Regardless of what you may have read elsewhere, the Linux Mint team takes security very seriously and wants you to keep your system up-to-date.
Swapnil Bhartiya gets it wrong.
Let me start by pointing out that Bhartiya is not only a capable open source writer, he’s also a friend. Another also: he knows better. That’s why the article he just wrote for CIO completely confounds me. Methinks he jumped the gun and didn’t think it through before he hit the keyboard.
The article ran with the headline Linux Mint, please stop discouraging users from upgrading. In it, he jumps on Mint’s lead developer Clement Lefebvre’s warning against unnecessary upgrades to Linux Mint.
The sage advice Lefebvre offers, and which prompts Bhartiya’s tirade is: “If it ain’t broke, don’t fix it.”
“You might want to upgrade to 18.1 because some bug that annoys you is fixed or because you want to get some of the new features. In any case, you should know why you’re upgrading. As excited as we are about 18.1, upgrading blindly for the sake of running the latest version does not make much sense, especially if you’re already happy and everything is working perfectly.”

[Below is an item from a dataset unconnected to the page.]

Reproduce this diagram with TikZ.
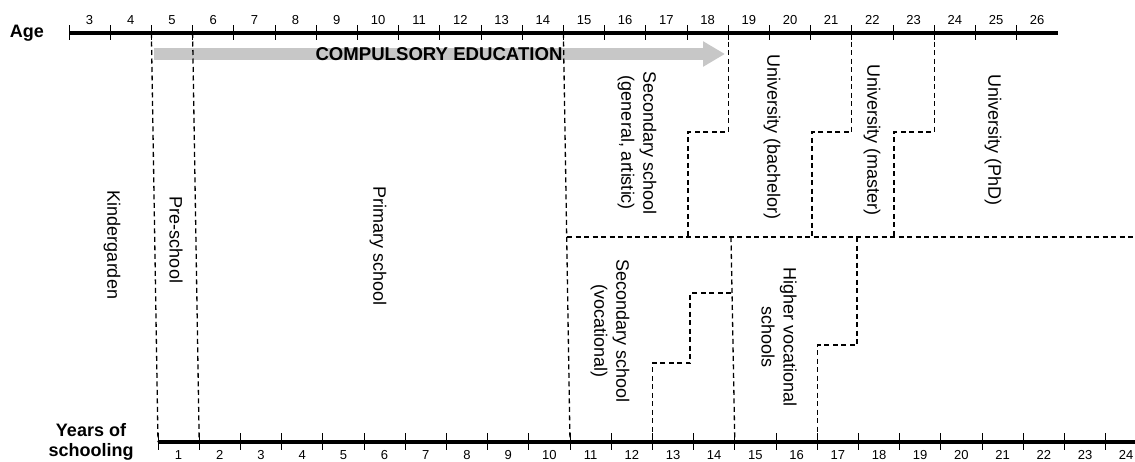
\documentclass[tikz,border=0pt]{standalone}
\usepackage{fontspec}
\setmainfont{Liberation Sans}
\usetikzlibrary{arrows.meta}

\begin{document}
\begin{tikzpicture}[
	x=1pt, y=-1pt,
	axis/.style={ line width=3.5pt },
	tickmark/.style={ line width=0.8pt },
	sep/.style={ dash pattern=on 5pt off 3.5pt, line width=1.3pt },
	num/.style={ font=\fontsize{13}{15}\selectfont, inner sep=0pt },
	heading/.style={ font=\fontsize{18}{20}\selectfont\bfseries, align=center, inner sep=0pt },
	school/.style={ font=\fontsize{18}{22}\selectfont, align=center, rotate=-90, inner sep=0pt },
	compulsory/.style={ line width=12pt, draw=black!22, -{Triangle[length=22pt,width=24pt]} }
]

\useasboundingbox (0,0) rectangle (1135,461);

% axes: age on top, years of schooling below
\foreach \k in {0,...,24} \coordinate (t\k) at ({69+41.2*\k},33);
\foreach \k in {0,...,24} \coordinate (b\k) at ({158+41.2*\k},442);

% compulsory education arrow
\coordinate (ce0) at (154,54);
\coordinate (ce1) at (725,54);
\draw[compulsory] (ce0) to (ce1);
\node at (439,54) (ce) [heading,font=\fontsize{18.6}{20}\selectfont\bfseries] {COMPULSORY EDUCATION};

\draw[axis] (t0) to (t24);
\foreach \k in {0,...,23} \draw[tickmark] ([yshift=8pt]t\k) to ([yshift=-7pt]t\k);
\foreach \a in {3,...,26} \node at ({69+41.2*(\a-2.5)},20) (age\a) [num] {\a};

\draw[axis] (b0) to (b24);
\foreach \k in {0,...,23} \draw[tickmark] ([yshift=9pt]b\k) to ([yshift=-8pt]b\k);
\foreach \n in {1,...,24} \node at ({158+41.2*(\n-0.5)},455) (yr\n) [num] {\n};

\node at (27,33) (age) [heading] {Age};
\node at (91,442) (years) [heading] {Years of\\schooling};

% boundaries running the whole height
\draw[sep] (t2) to (b0);
\draw[sep] (t3) to (b1);
\draw[sep] (t12) to (b10);

% general / vocational split
\coordinate (mid) at (567,237);
\coordinate (midr) at (1135,237);
\draw[sep] (mid) to (midr);

% upper stairs
\coordinate (s1a) at (688,132);
\coordinate (s1b) at (688,237);
\coordinate (s2a) at (812,132);
\coordinate (s2b) at (812,237);
\coordinate (s3a) at (894,132);
\coordinate (s3b) at (894,237);
\draw[sep] (t16) |- (s1a) to (s1b);
\draw[sep] (t19) |- (s2a) to (s2b);
\draw[sep] (t21) |- (s3a) to (s3b);

% lower stairs
\coordinate (v1) at (731,237);
\coordinate (v2) at (731,293);
\coordinate (v3) at (690,363);
\coordinate (h1) at (857,237);
\coordinate (h2) at (857,345);
\draw[sep] (v1) to (b14);
\draw[sep] (v2) -| (v3) -| (b12);
\draw[sep] (h1) to (h2) -| (b16);

% school types
\node at (112,245) (kinder) [school] {Kindergarden};
\node at (176,240) (presch) [school] {Pre-school};
\node at (378,246) (primary) [school] {Primary school};
\node at (637,143) (secgen) [school] {Secondary school\\(general, artistic)};
\node at (772,137) (bach) [school] {University (bachelor)};
\node at (872,140) (mast) [school] {University (master)};
\node at (993,140) (phd) [school] {University (PhD)};
\node at (610,331) (secvoc) [school] {Secondary school\\(vocational)};
\node at (779,337) (higher) [school] {Higher vocational\\schools};

\end{tikzpicture}
\end{document}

Let me paraphrase what Lefebvre is saying: As long as you’re using a supported version of Mint, careful consideration should be made before upgrading to the latest and greatest — especially if you’re a new user who might be apt to lose data in the process.
This is good advice, and most of us who don’t have the disease of insisting on having the latest-and-greatest of everything, usually follow it — whether we’ve read Mr. Lefebvre’s personal advice on the subject or not.
Example: Until I swapped out an aging desktop here at FOSS Force a few weeks back, we had been running Mint 17.0. “Qiana” Xfce edition, which was the latest and greatest when we put the desktop in service. Since then, there have been three new Mint Xfce releases, but we haven’t bothered to upgrade to newer versions. Why? With Qiana fully supported until 2019, there was no reason to bother.
The keyword expression here is “fully supported,” which is where my friend Bhartiya made a complete left turn and goes into his tirade about the need to keep a system patched for security vulnerabilities, while wrongly shaming the Mint team for suggesting otherwise.
“A few days ago there was a bug in Ubuntu apport that allows anyone to hijack Ubuntu based systems, including Linux Mint. There was another 0-day bug in Ubuntu and Fedora that compromised a system. Every month we come across new vulnerabilities in Linux that are patched by the kernel community or the upstream projects immediately. However, I have never seen any vulnerability reports on the Linux Mint site.
“I am not sure if Linux Mint users really keep an eye on such bug reports. You can’t really keep up with them unless it’s a focus area for you.
“Security is not an ‘If it ain’t broke, don’t fix it’ problem.”
Nope. It’s not. And that’s absolutely not what Lefebvre meant when he suggested, again, that you might want to think twice before upgrading to a new version of the distro when the one you’re using is already supported.
Obviously, Bhartiya is confusing “upgrading” with “updating.”
Linux Mint takes updating your system, both for the latest security patches and bug fixes as well as to keep your system up-to-date with the latest versions of your software, very seriously. So seriously, in fact, that the Update Manager is constantly on display, alongside information about the Internet connection and time-and-date.
The update manager icon switches from being grayed-out to blue when updates are available. On the new-to-us machine I’m using to write this article, running Mint 18.0, the Update Manager is currently indicating updates are available. If I pause the cursor over the icon, it notifies me that “5 recommended updates available,” as well as indicating the download size for the updates at 8MB. Clicking on the icon brings up the manager, with a list of uninstalled updates. All that’s necessary from here is to click “Install Updates,” supply a user password when prompted, and the system does the rest.
By design, Linux Mint does not update automatically, and that’s how it should be — most Linux users don’t want anything automatically installed on their computers. And indeed, new users should be instructed on the importance of keeping their system up-to-date and taught to take a gander at the Update Manager icon at least once a day or so to see if anything needs installing.
But to suggest that the Mint crew is putting its users at risk merely by suggesting they might want to think twice before installing the distro’s latest and greatest when the version they’re using is fully supported is very unfair — and misinterprets the point being made.